De La Parra. But where was Bob
"The Bear" Hite? Just then the big front doors to the Shrine swung
open and there was
The Bear! He was riding high on the back of a baby elephant! And he plowed
that
elephant right through the packed crowd! As he got closer to the stage I could
see
that the baby elephant was painted day-glo purple with psychedelic slogans
and
designs!(Just like in that Peter Sellers movie "The Party") And
both the elephant and
The Bear were wearing nothing but matching diapers that had 69 painted on
their butts!
The Bear rode that elephant right up to the front of the stage, hopped off
and started
the "Fried Hockey Boogie". The crowd went nuts!
Years
passed and I started to doubt I ever saw that elephant.

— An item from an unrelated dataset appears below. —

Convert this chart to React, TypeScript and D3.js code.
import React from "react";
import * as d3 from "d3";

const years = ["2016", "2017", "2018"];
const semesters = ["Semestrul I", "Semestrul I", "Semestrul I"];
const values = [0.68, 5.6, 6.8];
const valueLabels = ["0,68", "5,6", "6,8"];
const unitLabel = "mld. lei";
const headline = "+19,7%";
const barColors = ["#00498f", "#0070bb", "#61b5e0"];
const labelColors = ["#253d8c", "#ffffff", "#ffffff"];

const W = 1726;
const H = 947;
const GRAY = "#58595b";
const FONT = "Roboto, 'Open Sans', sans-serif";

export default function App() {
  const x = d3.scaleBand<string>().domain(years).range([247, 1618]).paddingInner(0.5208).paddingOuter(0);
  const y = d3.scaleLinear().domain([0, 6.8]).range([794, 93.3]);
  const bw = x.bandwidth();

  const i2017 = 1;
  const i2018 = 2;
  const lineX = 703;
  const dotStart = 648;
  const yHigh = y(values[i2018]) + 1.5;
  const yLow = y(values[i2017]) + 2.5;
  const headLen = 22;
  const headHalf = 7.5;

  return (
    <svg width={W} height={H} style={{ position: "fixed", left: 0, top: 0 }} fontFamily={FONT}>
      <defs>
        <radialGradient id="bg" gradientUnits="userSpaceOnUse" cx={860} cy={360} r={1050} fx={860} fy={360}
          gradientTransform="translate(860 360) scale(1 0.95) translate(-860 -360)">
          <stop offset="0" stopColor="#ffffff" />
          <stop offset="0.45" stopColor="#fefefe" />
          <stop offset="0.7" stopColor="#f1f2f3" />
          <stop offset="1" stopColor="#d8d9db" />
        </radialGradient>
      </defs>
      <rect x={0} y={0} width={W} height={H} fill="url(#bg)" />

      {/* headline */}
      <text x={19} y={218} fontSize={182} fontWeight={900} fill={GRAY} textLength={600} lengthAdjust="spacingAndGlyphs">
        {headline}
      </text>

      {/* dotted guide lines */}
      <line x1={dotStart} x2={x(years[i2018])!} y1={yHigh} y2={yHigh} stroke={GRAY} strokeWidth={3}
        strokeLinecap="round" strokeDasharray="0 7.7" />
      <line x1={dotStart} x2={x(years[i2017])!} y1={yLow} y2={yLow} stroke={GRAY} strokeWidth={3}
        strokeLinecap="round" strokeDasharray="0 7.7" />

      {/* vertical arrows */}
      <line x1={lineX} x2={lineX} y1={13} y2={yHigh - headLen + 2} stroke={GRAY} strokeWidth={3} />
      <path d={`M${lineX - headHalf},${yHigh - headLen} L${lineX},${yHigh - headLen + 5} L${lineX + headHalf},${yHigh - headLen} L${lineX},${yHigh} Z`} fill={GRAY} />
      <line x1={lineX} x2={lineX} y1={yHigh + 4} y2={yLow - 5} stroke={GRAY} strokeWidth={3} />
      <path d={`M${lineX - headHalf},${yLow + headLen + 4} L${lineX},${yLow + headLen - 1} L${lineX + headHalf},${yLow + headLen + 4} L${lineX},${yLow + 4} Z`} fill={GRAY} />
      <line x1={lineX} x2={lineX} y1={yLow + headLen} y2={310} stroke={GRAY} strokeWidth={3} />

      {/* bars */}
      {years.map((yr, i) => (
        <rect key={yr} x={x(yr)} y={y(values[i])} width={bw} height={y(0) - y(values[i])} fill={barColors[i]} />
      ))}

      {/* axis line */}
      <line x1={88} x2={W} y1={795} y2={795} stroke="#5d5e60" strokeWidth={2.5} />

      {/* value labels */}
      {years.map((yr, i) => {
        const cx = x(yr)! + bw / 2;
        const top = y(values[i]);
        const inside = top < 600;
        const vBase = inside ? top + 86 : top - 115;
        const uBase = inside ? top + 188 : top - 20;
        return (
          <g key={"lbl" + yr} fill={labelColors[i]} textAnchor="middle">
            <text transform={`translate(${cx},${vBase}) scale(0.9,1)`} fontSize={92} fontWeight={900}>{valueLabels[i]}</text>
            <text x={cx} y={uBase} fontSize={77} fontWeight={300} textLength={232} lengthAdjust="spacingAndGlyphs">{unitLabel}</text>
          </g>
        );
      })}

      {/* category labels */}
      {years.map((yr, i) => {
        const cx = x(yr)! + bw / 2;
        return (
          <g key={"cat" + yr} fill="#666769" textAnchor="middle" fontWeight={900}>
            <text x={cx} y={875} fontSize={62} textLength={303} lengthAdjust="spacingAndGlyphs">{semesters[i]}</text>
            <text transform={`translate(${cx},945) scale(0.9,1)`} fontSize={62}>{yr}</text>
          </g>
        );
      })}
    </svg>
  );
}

I'd taken a bus to
the
concert alone and hitchhiked home (hitchhiking was still a common and safe
mode of
transportation for 14 year old boys in 1968) and my friends just thought I
was trippin
when I tried to convince them of what I'd seen.
But
then last year I bought a book called "Livin The Blues" the Canned
Heat Story by
Fito De La Parra. My heart skipped a beat when there, in the middle of the
book, was
a photo of the legendary purple elephant in the middle of the Shrine and I
could even
see myself in the crowd! Instant validation after all these years!
They
sure couldn't get away with anything like that in a concert today! The animal
rights people and the liability lawyers and insurance companies would have
a shitfit!
But back then, according to the book, the biggest hurdle was just convincing
the Bear
to get up on the elephant! He had no idea that their manager had arranged
the stunt!
So that's my story. And don't forget to boogie!